Stored data:

((

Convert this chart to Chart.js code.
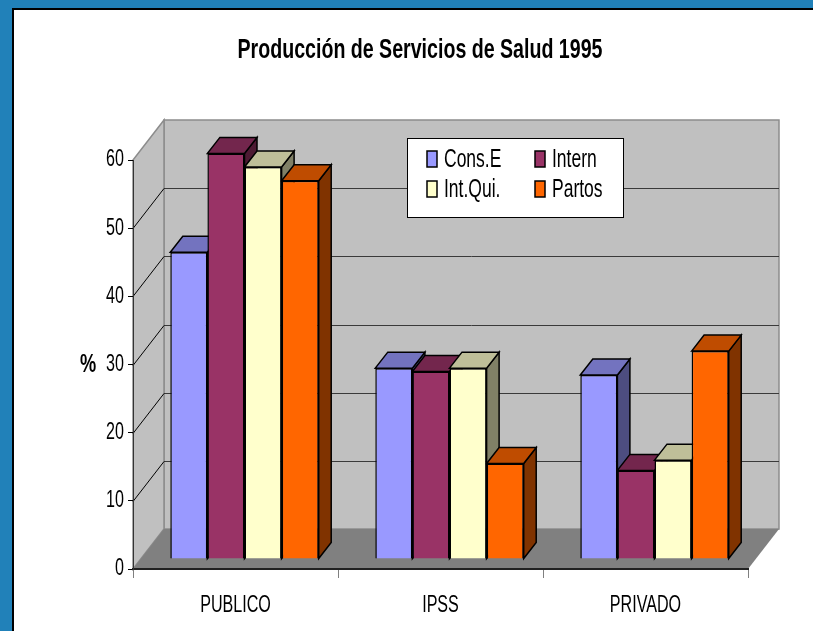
<!DOCTYPE html>
<html lang="es">
<head>
<meta charset="utf-8">
<title>Producción de Servicios de Salud 1995</title>
<script src="https://cdn.jsdelivr.net/npm/chart.js@4.4.1/dist/chart.umd.min.js"></script>
<style>
  html, body { margin: 0; padding: 0; background: #ffffff; }
  #grafico { display: block; }
</style>
</head>
<body>
<canvas id="grafico" width="813" height="631"></canvas>
<script>
const categorias = ['PUBLICO', 'IPSS', 'PRIVADO'];
const consE = [45, 28, 27];
const intern = [59.5, 27.5, 13];
const intQui = [57.5, 28, 14.5];
const partos = [55.5, 14, 30.5];
const ticksY = [0, 10, 20, 30, 40, 50, 60];

const fuente = "'Liberation Sans', Arial, sans-serif";
const ESTRECHO = 0.7;                // texto condensado como en el original

const PARED = { dx: 31, dy: -40 };   // profundidad de las paredes
const BARRA = { dx: 9, dy: -10 };    // posicion de las barras dentro del fondo
const PROF = { dx: 12.5, dy: -16 };  // profundidad de cada barra

function poligono(ctx, puntos, relleno, borde, ancho) {
  ctx.beginPath();
  ctx.moveTo(puntos[0][0], puntos[0][1]);
  for (let i = 1; i < puntos.length; i++) ctx.lineTo(puntos[i][0], puntos[i][1]);
  ctx.closePath();
  if (relleno) { ctx.fillStyle = relleno; ctx.fill(); }
  if (borde) { ctx.strokeStyle = borde; ctx.lineWidth = ancho || 1; ctx.stroke(); }
}

const escena = {
  id: 'escena',
  beforeDraw(chart) {
    const ctx = chart.ctx;
    const area = chart.chartArea;
    const y = chart.scales.y;
    const x0 = area.left, x1 = area.right;
    const yb = y.getPixelForValue(0), yt = y.getPixelForValue(60);
    ctx.save();
    // marco azul
    ctx.fillStyle = '#ffffff';
    ctx.fillRect(0, 0, chart.width, chart.height);
    ctx.fillStyle = '#2181b9';
    ctx.fillRect(0, 0, chart.width, 8);
    ctx.fillRect(0, 0, 12, chart.height);
    ctx.fillStyle = '#000000';
    ctx.fillRect(12, 8, chart.width - 12, 2);
    ctx.fillRect(12, 8, 2, chart.height - 8);

    // paredes y piso
    poligono(ctx, [[x0 + PARED.dx, yt + PARED.dy], [x1 + PARED.dx, yt + PARED.dy], [x1 + PARED.dx, yb + PARED.dy], [x0 + PARED.dx, yb + PARED.dy]], '#c0c0c0', '#8c8c8c', 1.5);
    poligono(ctx, [[x0, yb], [x0, yt], [x0 + PARED.dx, yt + PARED.dy], [x0 + PARED.dx, yb + PARED.dy]], '#c0c0c0', '#8c8c8c', 1.5);
    poligono(ctx, [[x0, yb], [x0 + PARED.dx, yb + PARED.dy], [x1 + PARED.dx, yb + PARED.dy], [x1, yb]], '#808080');

    ticksY.forEach(v => {
      if (v === 0 || v === 60) return;
      const py = Math.round(y.getPixelForValue(v)) + 0.5;
      ctx.lineWidth = 1;
      ctx.strokeStyle = '#3a3a3a';
      ctx.beginPath();
      ctx.moveTo(x0 + PARED.dx, py + PARED.dy);
      ctx.lineTo(x1 + PARED.dx, py + PARED.dy);
      ctx.stroke();
      ctx.strokeStyle = '#000000';
      ctx.beginPath();
      ctx.moveTo(x0, py);
      ctx.lineTo(x0 + PARED.dx, py + PARED.dy);
      ctx.stroke();
    });

    ctx.fillStyle = '#000000';
    ctx.font = 'bold 26px ' + fuente;
    ctx.textAlign = 'center';
    ctx.textBaseline = 'middle';
    ctx.fillText('%', 88, 365);
    ctx.restore();
  },
  beforeDatasetsDraw(chart) {
    // caras de arriba y laterales, de izquierda a derecha
    const ctx = chart.ctx;
    const datasets = chart.data.datasets;
    ctx.save();
    ctx.translate(BARRA.dx, BARRA.dy);
    categorias.forEach((c, j) => {
      datasets.forEach((ds, i) => {
        const bar = chart.getDatasetMeta(i).data[j];
        const izq = bar.x - bar.width / 2, der = bar.x + bar.width / 2;
        const arriba = bar.y, abajo = bar.base;
        poligono(ctx, [[der, arriba], [der + PROF.dx, arriba + PROF.dy], [der + PROF.dx, abajo + PROF.dy], [der, abajo]], ds.lado, '#000', 1.5);
        poligono(ctx, [[izq, arriba], [izq + PROF.dx, arriba + PROF.dy], [der + PROF.dx, arriba + PROF.dy], [der, arriba]], ds.tapa, '#000', 1.5);
      });
    });
    ctx.restore();
  },
  beforeDatasetDraw(chart) {
    chart.ctx.save();
    chart.ctx.translate(BARRA.dx, BARRA.dy);
  },
  afterDatasetDraw(chart) {
    chart.ctx.restore();
  },
  afterDraw(chart) {
    const ctx = chart.ctx;
    ctx.save();
    ctx.fillStyle = '#ffffff';
    ctx.fillRect(407, 138, 216, 79);
    ctx.strokeStyle = '#000000';
    ctx.lineWidth = 1;
    ctx.strokeRect(407.5, 138.5, 216, 79);
    const cols = [427, 535], filas = [159, 189];
    ctx.font = '25px ' + fuente;
    ctx.textAlign = 'left';
    ctx.textBaseline = 'middle';
    chart.data.datasets.forEach((ds, i) => {
      const px = cols[i % 2], py = filas[Math.floor(i / 2)];
      ctx.fillStyle = ds.backgroundColor;
      ctx.fillRect(px, py - 8, 10, 16);
      ctx.lineWidth = 1.5;
      ctx.strokeRect(px, py - 8, 10, 16);
      ctx.fillStyle = '#000000';
      ctx.fillText(ds.label, px + 17, py + 1);
    });
    ctx.restore();
  }
};

const ctx = document.getElementById('grafico').getContext('2d');

// todo el texto se dibuja estrechado en horizontal
const fillTextOriginal = ctx.fillText;
ctx.fillText = function (texto, x, y, maximo) {
  this.save();
  this.translate(x, y);
  this.scale(ESTRECHO, 1);
  if (maximo === undefined) fillTextOriginal.call(this, texto, 0, 0);
  else fillTextOriginal.call(this, texto, 0, 0, maximo / ESTRECHO);
  this.restore();
};

Chart.defaults.font.family = fuente;
Chart.defaults.color = '#000000';

new Chart(ctx, {
  type: 'bar',
  data: {
    labels: categorias,
    datasets: [
      { label: 'Cons.E', data: consE, backgroundColor: '#9999ff', tapa: '#7373bf', lado: '#4d4d80' },
      { label: 'Intern', data: intern, backgroundColor: '#993366', tapa: '#73264d', lado: '#4d1a33' },
      { label: 'Int.Qui.', data: intQui, backgroundColor: '#ffffcc', tapa: '#bfbf99', lado: '#808066' },
      { label: 'Partos', data: partos, backgroundColor: '#ff6600', tapa: '#bf4c00', lado: '#803300' }
    ]
  },
  options: {
    responsive: false,
    animation: false,
    events: [],
    layout: { padding: { left: 92, right: 65, top: 0, bottom: 0 } },
    datasets: {
      bar: { categoryPercentage: 0.724, barPercentage: 1, borderColor: '#000000', borderWidth: 1.5, clip: false }
    },
    plugins: {
      legend: { display: false },
      tooltip: { enabled: false },
      title: {
        display: true,
        text: 'Producción de Servicios de Salud 1995',
        color: '#000000',
        font: { size: 28, weight: 'bold', family: fuente },
        padding: { top: 33, bottom: 93.4 }
      }
    },
    scales: {
      x: {
        grid: { drawOnChartArea: false, tickLength: 9, color: '#808080', offset: true },
        border: { color: '#222222', width: 2 },
        ticks: { color: '#000000', font: { size: 23 }, padding: 14, maxRotation: 0 },
        afterFit: s => { s.height = 62; }
      },
      y: {
        min: 0,
        max: 60,
        afterBuildTicks: s => { s.ticks = ticksY.map(v => ({ value: v })); },
        ticks: { color: '#000000', font: { size: 23 }, padding: 4 },
        grid: { drawOnChartArea: false, tickLength: 5, color: '#000000' },
        border: { color: '#333333', width: 1 },
        afterFit: s => { s.width = 41; }
      }
    }
  },
  plugins: [escena]
});
</script>
</body>
</html>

))

What to do: Each line from the top of the material through the line containing "const ticksY = [0, 10, 20, 30, 40, 50, 60];" should be reproduced exactly; please drop any images.

Worked solution:
Convert this chart to Chart.js code.
<!DOCTYPE html>
<html lang="es">
<head>
<meta charset="utf-8">
<title>Producción de Servicios de Salud 1995</title>
<script src="https://cdn.jsdelivr.net/npm/chart.js@4.4.1/dist/chart.umd.min.js"></script>
<style>
  html, body { margin: 0; padding: 0; background: #ffffff; }
  #grafico { display: block; }
</style>
</head>
<body>
<canvas id="grafico" width="813" height="631"></canvas>
<script>
const categorias = ['PUBLICO', 'IPSS', 'PRIVADO'];
const consE = [45, 28, 27];
const intern = [59.5, 27.5, 13];
const intQui = [57.5, 28, 14.5];
const partos = [55.5, 14, 30.5];
const ticksY = [0, 10, 20, 30, 40, 50, 60];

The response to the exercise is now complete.